トランプ政権の北朝鮮との交渉能力をどう見る。
トランプ政権にはキャリア外交官を除き、北朝鮮との交渉に関しては素人しかいない。キャリア外交官は大統領に進言できる立場になく、調整能力には限界がある。
これに対し、あまり知られていないが、北朝鮮は米国との来たるべき交渉に備えてさまざまな準備をしてきたようだ。非核化もテーブルに載せ、最終的な平和体制に関する交渉をさらに強い立場でやり直すために具体的に詰めてきた。

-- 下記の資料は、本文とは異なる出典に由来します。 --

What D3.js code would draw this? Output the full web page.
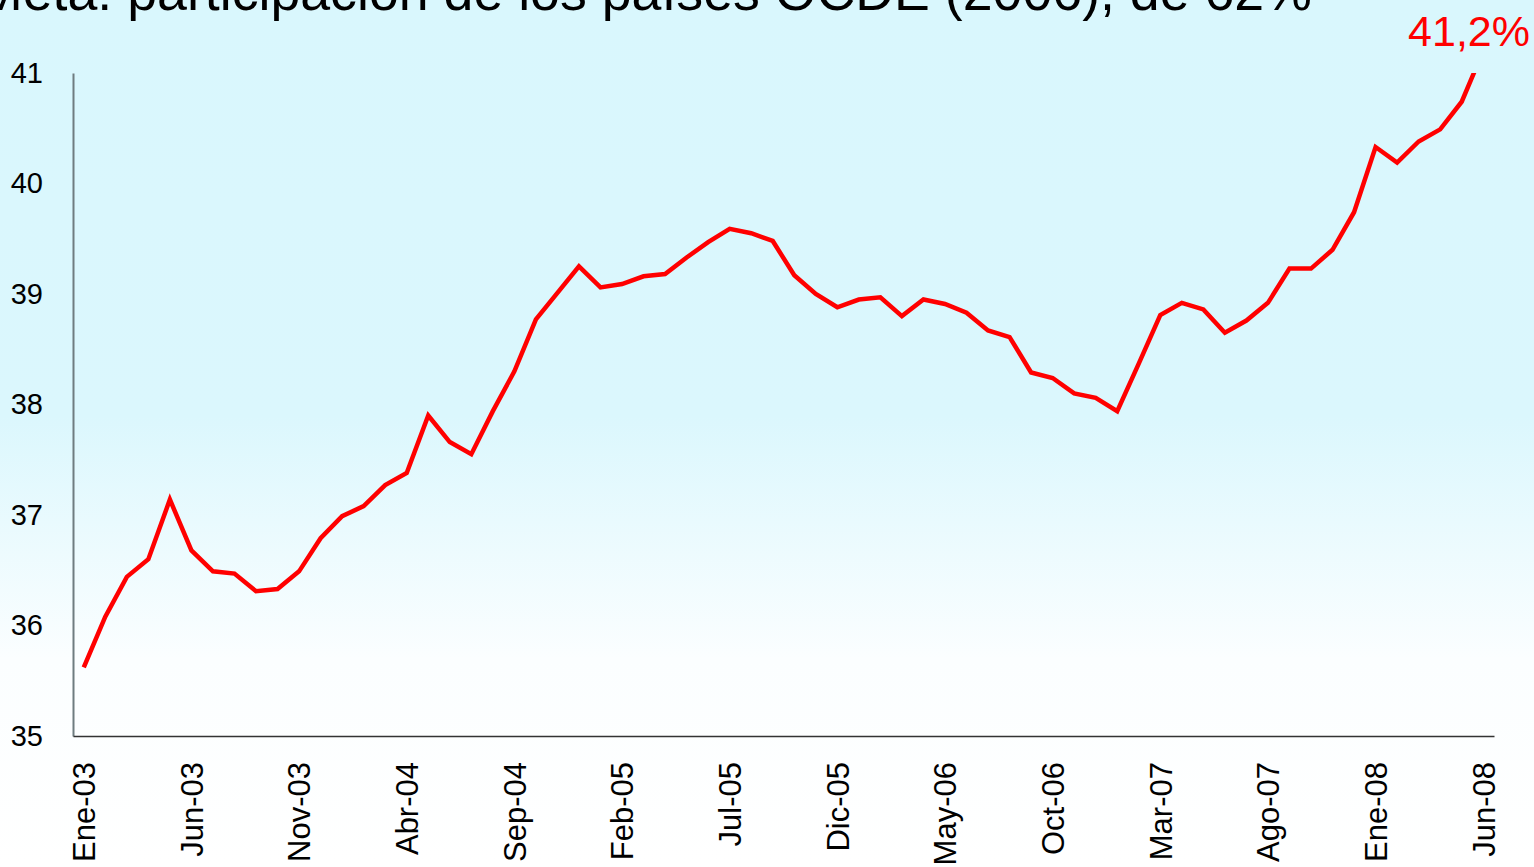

北朝鮮は廃止されていた外交委員会を復活させたが、そこには20年来の交渉のプロである金桂冠第1外務次官らが入っている。
日米は今のところ、北朝鮮が非核化を受け入れない限り交渉しないとの立場だが、北朝鮮が非核化を受け入れるから交渉したいと言ってきた時、準備できているか真剣に考えなければならない。
日本政府の対応はどうか。
やらなければならないことがたくさんある。「対話と圧力」のうち、圧力については日本自身がまず足元を固めることが先決だ。

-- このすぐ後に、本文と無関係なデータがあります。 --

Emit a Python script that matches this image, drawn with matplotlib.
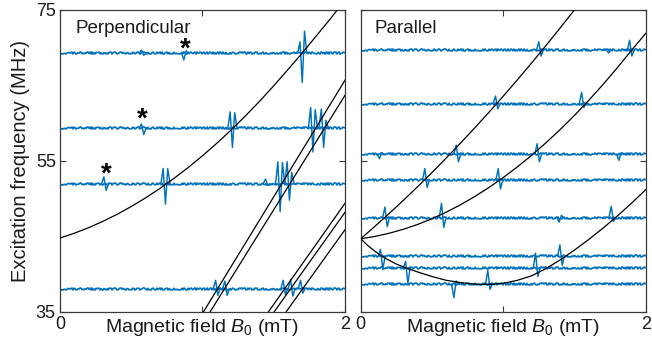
import matplotlib
matplotlib.use('Agg')
import matplotlib.pyplot as plt

plt.rcParams['font.family'] = ['Liberation Sans', 'DejaVu Sans']
plt.rcParams['mathtext.fontset'] = 'custom'
plt.rcParams['mathtext.it'] = 'Liberation Sans:italic'
plt.rcParams['mathtext.rm'] = 'Liberation Sans'

# ---------------- data ----------------
x_ticks = [0, 1, 2]
x_ticklabels = ['0', '', '2']
y_ticks = [35, 55, 75]
y_ticklabels = ['35', '55', '75']

# Perpendicular panel: trace baselines (MHz) and resonances (B0, excursions in MHz)
perp_levels = [69.3, 59.4, 52.0, 38.1]
perp_res = [
    [(0.58, [0.4, -0.3]), (0.877, [-0.9, 0.3]), (1.70, [1.5, -3.9, 2.9])],
    [(0.58, [0.5, -0.9]), (1.21, [2.1, -2.6, 2.0]), (1.775, [2.7, -3.2, 2.4]), (1.85, [2.5, -2.6, 1.0])],
    [(0.316, [0.9, -0.9]), (0.74, [2.0, -2.7, 2.0]), (1.45, [0.6, -0.2]), (1.545, [2.9, -3.7, 2.8]), (1.61, [2.9, -2.2, 1.5])],
    [(1.10, [1.1, -0.9]), (1.165, [1.0, -0.9]), (1.574, [1.1, -0.8]), (1.626, [1.2, -1.0]), (1.696, [1.1, -0.6])],
]
star_B = [0.877, 0.58, 0.323]
star_f = [70.4, 61.1, 53.8]

# Perpendicular panel theory lines
perp_curve_B = [0.0, 0.1, 0.2, 0.3, 0.4, 0.5, 0.6, 0.7, 0.8, 0.9, 1.0,
                1.1, 1.2, 1.3, 1.4, 1.5, 1.6, 1.7, 1.8, 1.9, 2.0]
perp_curve_f = [44.8, 45.43, 46.16, 47.00, 47.93, 48.97, 50.11, 51.35, 52.70, 54.14, 55.69,
                57.34, 59.09, 60.95, 62.90, 64.96, 67.12, 69.3, 71.6, 73.9, 76.3]
perp_lines_B = [[1.006, 2.0], [1.053, 2.0], [1.462, 2.0], [1.502, 2.0], [1.586, 2.0]]
perp_lines_f = [[35.0, 65.7], [35.0, 63.7], [35.0, 49.4], [35.0, 48.2], [35.0, 45.9]]

# Parallel panel
par_levels = [69.7, 62.6, 55.9, 52.5, 47.5, 42.4, 40.8, 38.7]
par_res = [
    [(1.258, [1.1, -0.8]), (1.74, [-0.4]), (1.895, [1.3, -0.8])],
    [(0.954, [1.0, -0.7]), (1.558, [1.5, -0.5])],
    [(0.14, [-0.6, 0.2]), (0.678, [1.2, -1.0]), (1.246, [1.4, -1.0]), (1.82, [-0.8, 0.2])],
    [(0.458, [1.5, -1.0]), (0.973, [1.5, -1.2])],
    [(0.178, [1.4, -1.2]), (0.575, [1.9, -1.3]), (1.40, [-0.6, 0.3]), (1.766, [1.5, -0.5])],
    [(0.147, [0.9, -1.8]), (1.406, [1.5, -1.2])],
    [(0.323, [0.9, -2.0]), (1.235, [2.0, -1.1])],
    [(0.662, [-1.8, 0.4]), (0.90, [1.8, -0.7])],
]
par_curveA_B = [0.0, 0.1, 0.2, 0.3, 0.4, 0.5, 0.6, 0.7, 0.8, 0.9, 1.0, 1.1, 1.2, 1.3, 1.4, 1.5, 1.6]
par_curveA_f = [44.7, 46.35, 48.05, 49.80, 51.61, 53.47, 55.39, 57.36, 59.38, 61.45, 63.58,
                65.76, 68.0, 70.29, 72.63, 75.02, 77.47]
par_curveB_B = [0.0, 0.1, 0.2, 0.3, 0.4, 0.5, 0.6, 0.7, 0.8, 0.9, 1.0,
                1.1, 1.2, 1.3, 1.4, 1.5, 1.6, 1.7, 1.8, 1.9, 2.0]
par_curveB_f = [44.7, 45.01, 45.43, 45.96, 46.60, 47.35, 48.22, 49.20, 50.29, 51.49, 52.80,
                54.23, 55.76, 57.41, 59.17, 61.04, 63.03, 65.12, 67.33, 69.65, 71.9]
par_curveC_B = [0.0, 0.05, 0.1, 0.147, 0.2, 0.25, 0.323, 0.4, 0.5, 0.6, 0.7, 0.8, 0.9, 1.0,
                1.1, 1.2, 1.3, 1.4, 1.5, 1.6, 1.7, 1.8, 1.9, 2.0]
par_curveC_f = [44.7, 43.8, 43.05, 42.4, 41.85, 41.35, 40.8, 40.3, 39.7, 39.2, 38.9, 38.7, 38.65, 38.8,
                39.2, 39.8, 40.75, 41.9, 43.2, 44.6, 46.1, 47.7, 49.4, 51.2]

# ---------------- styling ----------------
BLUE = '#0072BD'
FRAME = '#3a3a3a'
STEP = 0.016


def resonance_path(level, b, exc):
    n = len(exc)
    start = b - (n + 1) / 2 * STEP
    xs, ys = [start], [level]
    for i, e in enumerate(exc):
        xs.append(start + (i + 1) * STEP)
        ys.append(level + e)
    xs.append(start + (n + 1) * STEP)
    ys.append(level)
    return xs, ys


fig = plt.figure(figsize=(6.52, 3.48), dpi=100)
W, H = 652, 348
axL = fig.add_axes([60 / W, (H - 312) / H, 285 / W, 302 / H])
axR = fig.add_axes([360.7 / W, (H - 312) / H, 285 / W, 302 / H])


def style(ax, show_y):
    ax.set_xlim(0, 2)
    ax.set_ylim(35, 75)
    ax.set_xticks(x_ticks)
    ax.set_xticklabels(x_ticklabels)
    ax.set_yticks(y_ticks)
    ax.set_yticklabels(y_ticklabels if show_y else [])
    ax.tick_params(direction='in', top=True, right=True, length=4, width=0.8,
                   color=FRAME, labelcolor='#1a1a1a', labelsize=13, pad=3)
    for s in ax.spines.values():
        s.set_color(FRAME)
        s.set_linewidth(0.9)
    ax.set_xlabel(r'Magnetic field $B_{\mathrm{0}}$ (mT)', fontsize=14, color='#1a1a1a')
    ax.xaxis.set_label_coords(0.5, -0.018)


def draw_traces(ax, levels, res):
    for lev, r in zip(levels, res):
        ln, = ax.plot([0.0, 2.0], [lev, lev], color=BLUE, lw=1.25, zorder=2)
        ln.set_sketch_params(scale=1.0, length=2.2, randomness=3.0)
        for b, exc in r:
            xs, ys = resonance_path(lev, b, exc)
            ax.plot(xs, ys, color=BLUE, lw=1.05, zorder=2)


style(axL, True)
style(axR, False)
axL.set_ylabel('Excitation frequency (MHz)', fontsize=14.5, color='#1a1a1a', labelpad=4)

draw_traces(axL, perp_levels, perp_res)
draw_traces(axR, par_levels, par_res)

kw = dict(color='black', lw=0.9, zorder=3)
axL.plot(perp_curve_B, perp_curve_f, **kw)
for bx, fy in zip(perp_lines_B, perp_lines_f):
    axL.plot(bx, fy, **kw)
axR.plot(par_curveA_B, par_curveA_f, **kw)
axR.plot(par_curveB_B, par_curveB_f, **kw)
axR.plot(par_curveC_B, par_curveC_f, **kw)

for b, f in zip(star_B, star_f):
    axL.annotate('*', xy=(b, f), xytext=(0, -8.5), textcoords='offset points',
                 ha='center', va='baseline', fontsize=20, fontweight='bold', color='black')

axL.text(0.053, 0.923, 'Perpendicular', transform=axL.transAxes, fontsize=13.5,
         va='baseline', ha='left', color='#1a1a1a')
axR.text(0.05, 0.923, 'Parallel', transform=axR.transAxes, fontsize=13.5,
         va='baseline', ha='left', color='#1a1a1a')

fig.savefig('out.png', dpi=100)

2006年まで日本は北朝鮮の対外経済活動の拠点だった。日本国内には今なお、北朝鮮のために非合法活動を含めて幇助(ほうじょ)している人たちがいる。
北朝鮮の科学技術力強化のために尽くすと明言している組織は、核・ミサイルにも転用可能な汎用(はんよう)技術や製品に関する情報を収集している。彼らの大半は日本国籍、韓国籍だ。国連安保理決議ではこういう人たちにも制裁措置が適用されなければならないが、法律的にはかなり厄介で、憲法が保障する職業選択の自由などに抵触する可能性がある。
本当ならもっと抜本的に対策を講じなければならないはずだ。中国の決議不履行を人ごとと見るのではなく、日本も安保理決議をしっかり履行するために必要な法改正、新規立法、実務レベルでの法律の運用をやらないといけない。
外務省主導の体制でこれを実行するのは無理だ。外務省は政策官庁であり、制裁の実務は管轄外だ。内閣官房に北朝鮮制裁の対策本部を立ち上げて、オールジャパンの体制をつくり上げるべきだ。
対話に関しては、今は北朝鮮と交渉するタイミングではないものの、外交チャンネルは開かないといけない。軍事的緊張が高まった時、偶発的事故は避けなければならない。
制裁の圧力の実効性を高めつつ、北朝鮮が外交交渉に乗り出してくるタイミングをどうつくり出すか。そのタイミングが来た時に、どういう戦略で外交交渉をしていくのか。こうした具体的なことについて日米は協議していかなければならない。そこに韓国を加え、中国にも働き掛けていく。制裁と対話という相矛盾する話を、タイミングをかみ合わせながら進めていくのはかなり難しい。だが、それをしなければならない。